“Nessun uccello vola appena nato, ma arriva il momento in cui il richiamo dell’aria è più forte della paura di cadere e allora la vita gli insegna a spiegare le ali.” (Luis Sepúlveda)
“Quando camminerete sulla terra dopo aver volato, guarderete il cielo perché là siete stati e là vorrete tornare.” (Leonardo da Vinci)
Da quando, su queste stesse pagine, abbiamo avuto il piacere di recensire “In volo”, l’ultimo lavoro discografico di Michele Perruggini (https://www.ciranopost.com/2019/06/21/in-volo-la-stupefacente-metamorfosi-musicale-di-michele-perruggini/), ne avevamo immaginato un’esecuzione live che, pur nelle evidenti difficoltà di riportare dal vivo le seducenti sonorità di cui il cd è pregno, potesse consegnare ad un pubblico presente e pulsante quelle stesse emozioni che si provano all’ascolto del supporto digitale.
Ebbene, ogni nostra più rosea aspettativa si è materializzata davanti ai nostri occhi nella serata dello scorso 1° dicembre, allorquando si è ripetuta la magia che scaturisce dalle pagine ideate, composte e – crediamo – vissute da Perruggini per quella che noi abbiamo definito un’opera compiuta e risolta, con quelle tredici composizioni strumentali unite a formare una tracklist che, a nostro modesto parere, andrebbe eseguita senza interruzioni, come da sempre il mondo classico ci insegna.
Lasciarsi ammaliare dal pianoforte di Mirko Signorile, dal contrabbasso di Giorgio Vendola, dal clarinetto di Andrea Campanella, che sostituiva più che degnamente Gabriele Mirabassi, presente su disco, e dai Modus String Quartet, che annoverano la viola di Teresa Laera, il violoncello di Luciano Tarantino e i violini di Serena Soccoia e Leo Gadaleta (che ha arrangiato tutti gli archi), e, last but not least, da Stefano di Lauro, che ha dato voce ai suggestivi commenti ai brani già trascritti su libretto, è stato più che semplice, quasi naturale, non solo per l’indiscussa maestria delle forze in campo, ma anche per la manifesta capacità di quel flusso impetuoso e mielato di note di raggiungere il cuore di ogni ascoltatore.

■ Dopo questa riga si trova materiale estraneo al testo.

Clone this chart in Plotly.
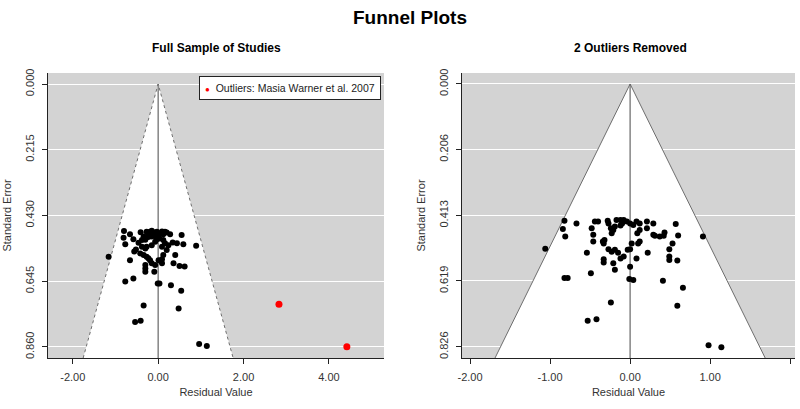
import plotly.graph_objects as go

# ---------------- data ----------------
full_resid = [-0.80, -0.66, -0.41, -0.81, -0.58, -0.77, -0.46, -0.52, -0.56, -0.66,
              -1.16, -0.30, -0.42, -0.34, -0.27, -0.23, -0.19, -0.15, -0.30, -0.30,
              -0.30, -0.09, -0.07, 0.01, 0.09, 0.09, 0.12, 0.20, 0.24, 0.34,
              0.44, 0.40, 0.55, 0.59, 0.89, 0.36, 0.50, 0.62,
              -0.11, -0.07, -0.15, -0.19, -0.27, -0.23, -0.03, 0.05, 0.12, 0.20,
              0.28, 0.03, 0.12, 0.16, 0.09, -0.07, -0.15, -0.27, -0.38, -0.38, -0.34,
              -0.15, -0.09, 0.01, -0.05, -0.19, 0.09, 0.16, -0.23, -0.30, -0.03,
              -0.77, -0.58, -0.01, 0.03, 0.30, 0.54, -0.34, 0.48, -0.54, -0.41, 0.96, 1.14]
full_se = [0.481, 0.491, 0.485, 0.503, 0.508, 0.524, 0.519, 0.541, 0.548, 0.576,
           0.565, 0.538, 0.554, 0.559, 0.565, 0.570, 0.576, 0.586, 0.592, 0.603,
           0.614, 0.614, 0.592, 0.576, 0.573, 0.586, 0.559, 0.543, 0.527, 0.518,
           0.521, 0.559, 0.494, 0.524, 0.529, 0.586, 0.595, 0.597,
           0.494, 0.488, 0.499, 0.483, 0.483, 0.492, 0.483, 0.488, 0.491, 0.486,
           0.491, 0.505, 0.510, 0.521, 0.532, 0.516, 0.527, 0.532, 0.532, 0.510, 0.499,
           0.480, 0.486, 0.494, 0.499, 0.489, 0.482, 0.483, 0.500, 0.509, 0.508,
           0.646, 0.636, 0.652, 0.652, 0.658, 0.676, 0.724, 0.734, 0.778, 0.774, 0.850, 0.857]

outlier_resid = [2.83, 4.42]
outlier_se = [0.720, 0.859]
outlier_label = "Outliers: Masia Warner et al. 2007"

trim_resid = [-0.82, -0.84, -0.81, -0.67, -1.06, -0.82, -0.78, -0.49, -0.54, -0.48,
              -0.46, -0.46, -0.44, -0.40, -0.34, -0.33, -0.32, -0.33, -0.33, -0.28,
              -0.27, -0.24, -0.23, -0.21, -0.19, -0.17, -0.12, -0.10, -0.08, -0.12,
              -0.27, -0.23, -0.19, -0.15, -0.21, -0.19, -0.12, -0.08, -0.03, 0.00,
              0.02, 0.00, -0.01, 0.04, 0.08, 0.10, 0.12, 0.09, 0.12, 0.04,
              0.00, -0.04, 0.08, 0.12, 0.21, 0.21, 0.29, 0.22, 0.29, 0.31,
              0.37, 0.42, 0.43, 0.53, 0.57, 0.60, 0.49, 0.49, 0.49, 0.59,
              0.41, 0.66, -0.24, 0.59, -0.53, -0.42, 0.91, 0.98, 1.14]
trim_se = [0.430, 0.456, 0.479, 0.438, 0.518, 0.610, 0.610, 0.595, 0.530, 0.453,
           0.474, 0.495, 0.432, 0.432, 0.495, 0.501, 0.490, 0.551, 0.561, 0.430,
           0.438, 0.453, 0.469, 0.459, 0.448, 0.427, 0.427, 0.438, 0.427, 0.445,
           0.519, 0.527, 0.521, 0.530, 0.563, 0.584, 0.548, 0.542, 0.521, 0.519,
           0.501, 0.574, 0.613, 0.616, 0.548, 0.501, 0.495, 0.469, 0.459, 0.443,
           0.438, 0.432, 0.432, 0.438, 0.432, 0.453, 0.438, 0.530, 0.474, 0.477,
           0.479, 0.477, 0.467, 0.501, 0.440, 0.476, 0.519, 0.542, 0.553, 0.555,
           0.618, 0.640, 0.687, 0.697, 0.744, 0.739, 0.479, 0.821, 0.827]

left_xticks = [-2.0, 0.0, 2.0, 4.0]
left_xlabels = ["-2.00", "0.00", "2.00", "4.00"]
left_yticks = [0.0, 0.215, 0.430, 0.645, 0.860]
left_ylabels = ["0.000", "0.215", "0.430", "0.645", "0.860"]
right_xticks = [-2.0, -1.0, 0.0, 1.0, 2.0]
right_xlabels = ["-2.00", "-1.00", "0.00", "1.00", "2.00"]
right_yticks = [0.0, 0.206, 0.413, 0.619, 0.826]
right_ylabels = ["0.000", "0.206", "0.413", "0.619", "0.826"]

left_xrange = [-2.58, 5.29]
left_yrange = [0.896, -0.036]
right_xrange = [-2.10, 2.06]
right_yrange = [0.861, -0.0345]

FONT = "Liberation Sans"
W, H = 800, 409
fig = go.Figure()


def add_panel(xa, ya, se_max, dash):
    z = 1.96
    fig.add_trace(go.Scatter(x=[-z * se_max, 0, z * se_max], y=[se_max, 0, se_max],
                             mode="lines", fill="toself", fillcolor="white",
                             line=dict(color="#6e6e6e", width=1, dash=dash),
                             xaxis=xa, yaxis=ya, showlegend=False, hoverinfo="skip"))
    fig.add_trace(go.Scatter(x=[0, 0], y=[0, se_max], mode="lines",
                             line=dict(color="#666666", width=1.2),
                             xaxis=xa, yaxis=ya, showlegend=False, hoverinfo="skip"))


add_panel("x", "y", left_yrange[0], "dot")
fig.add_trace(go.Scatter(x=full_resid, y=full_se, mode="markers",
                         marker=dict(color="black", size=6),
                         xaxis="x", yaxis="y", showlegend=False))
fig.add_trace(go.Scatter(x=outlier_resid, y=outlier_se, mode="markers",
                         marker=dict(color="#ff0000", size=7),
                         name=outlier_label, xaxis="x", yaxis="y", showlegend=False))

add_panel("x2", "y2", right_yrange[0], "solid")
fig.add_trace(go.Scatter(x=trim_resid, y=trim_se, mode="markers",
                         marker=dict(color="black", size=6),
                         xaxis="x2", yaxis="y2", showlegend=False))

ydom = [1 - 358 / H, 1 - 73 / H]
axis_common = dict(showline=True, linecolor="#222222", linewidth=1, ticks="outside",
                   ticklen=5, tickcolor="#222222", zeroline=False, automargin=False,
                   ticklabelstandoff=4,
                   tickfont=dict(family=FONT, size=11, color="#333333"))
xtitle = dict(text="Residual Value", font=dict(size=11, color="#333333"), standoff=6)
ytitle = dict(text="Standard Error", font=dict(size=11, color="#333333"), standoff=9)

fig.update_layout(
    width=W, height=H,
    margin=dict(l=0, r=0, t=0, b=0, autoexpand=False),
    paper_bgcolor="white", plot_bgcolor="#d3d3d3",
    font=dict(family=FONT, color="#222222"),
    showlegend=False,
    xaxis=dict(domain=[48 / W, 384 / W], range=left_xrange, tickvals=left_xticks,
               ticktext=left_xlabels, showgrid=False, anchor="y", title=xtitle,
               **axis_common),
    yaxis=dict(domain=ydom, range=left_yrange, tickvals=left_yticks, ticktext=left_ylabels,
               showgrid=True, gridcolor="white", gridwidth=1.2, tickangle=-90, anchor="x",
               title=ytitle, **axis_common),
    xaxis2=dict(domain=[462 / W, 795 / W], range=right_xrange, tickvals=right_xticks,
                ticktext=right_xlabels, showgrid=False, anchor="y2", title=xtitle,
                **axis_common),
    yaxis2=dict(domain=ydom, range=right_yrange, tickvals=right_yticks, ticktext=right_ylabels,
                showgrid=True, gridcolor="white", gridwidth=1.2, tickangle=-90, anchor="x2",
                title=ytitle, **axis_common),
    annotations=[
        dict(text="<b>Funnel Plots</b>", x=410 / W, y=1 - 18 / H, xref="paper", yref="paper",
             xanchor="center", yanchor="middle", showarrow=False,
             font=dict(family=FONT, size=19, color="black")),
        dict(text="<b>Full Sample of Studies</b>", x=216 / W, y=1 - 48 / H, xref="paper",
             yref="paper", xanchor="center", yanchor="middle", showarrow=False,
             font=dict(family=FONT, size=12, color="black")),
        dict(text="<b>2 Outliers Removed</b>", x=630 / W, y=1 - 48 / H, xref="paper",
             yref="paper", xanchor="center", yanchor="middle", showarrow=False,
             font=dict(family=FONT, size=12, color="black")),
        dict(text="<span style='color:#ff0000;font-size:8px'>●</span>  " + outlier_label,
             x=381 / W, y=1 - 76 / H, xref="paper", yref="paper", xanchor="right",
             yanchor="top", align="left", showarrow=False,
             bgcolor="white", bordercolor="#222222", borderwidth=1, borderpad=5,
             font=dict(family=FONT, size=10.5, color="#222222")),
    ],
)

fig.write_html("out.html", config={"displayModeBar": False},
               post_script="document.body.style.margin='0';")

Eppure – lo confessiamo – non sono questi gli elementi che, seppur imprescindibili, hanno catturato indissolubilmente ed intimamente la nostra attenzione durante la performance live.
È accaduto, infatti, che dalla nostra postazione nella accogliente sala del Teatro Forma di Bari, straripante come non mai, abbiamo potuto rubare il frenetico ed armonioso movimento delle mani dell’autore che, nascosto ai più, occupando una quinta del palco e non il proscenio, probabilmente per assecondare la sua proverbiale timidezza, dirigeva i suoi musicisti / amici / complici: e, in un attimo, tutto ci è apparso ancor più chiaro e lampante.
Nel suo gesto ci è parso di cogliere tutto il significato del suo lavoro: la volontà di farne incommensurabile dono per chiunque si disponga alla condivisione; il desiderio di vederlo finalmente camminare sulle proprie gambe, come un padre sa fare con i propri figli; l’anelito stesso del volo che ne è alla base, alla radice, alla fonte limpida cui l’artista si è di certo abbeverato prima di affrontarne la scrittura.
E queste positive vibrazioni hanno avuto il loro inaspettato quanto esaltante epilogo quando quelle stesse mani hanno – fortunatamente per i presenti – impugnato le loro amate bacchette ed hanno accarezzato la batteria, che si insinuava, con un gusto davvero raro, nei due bis proposti, tra cui la splendida title track dedicata all’indimenticabile Davide Santorsola, prima della meritatissima ovazione finale.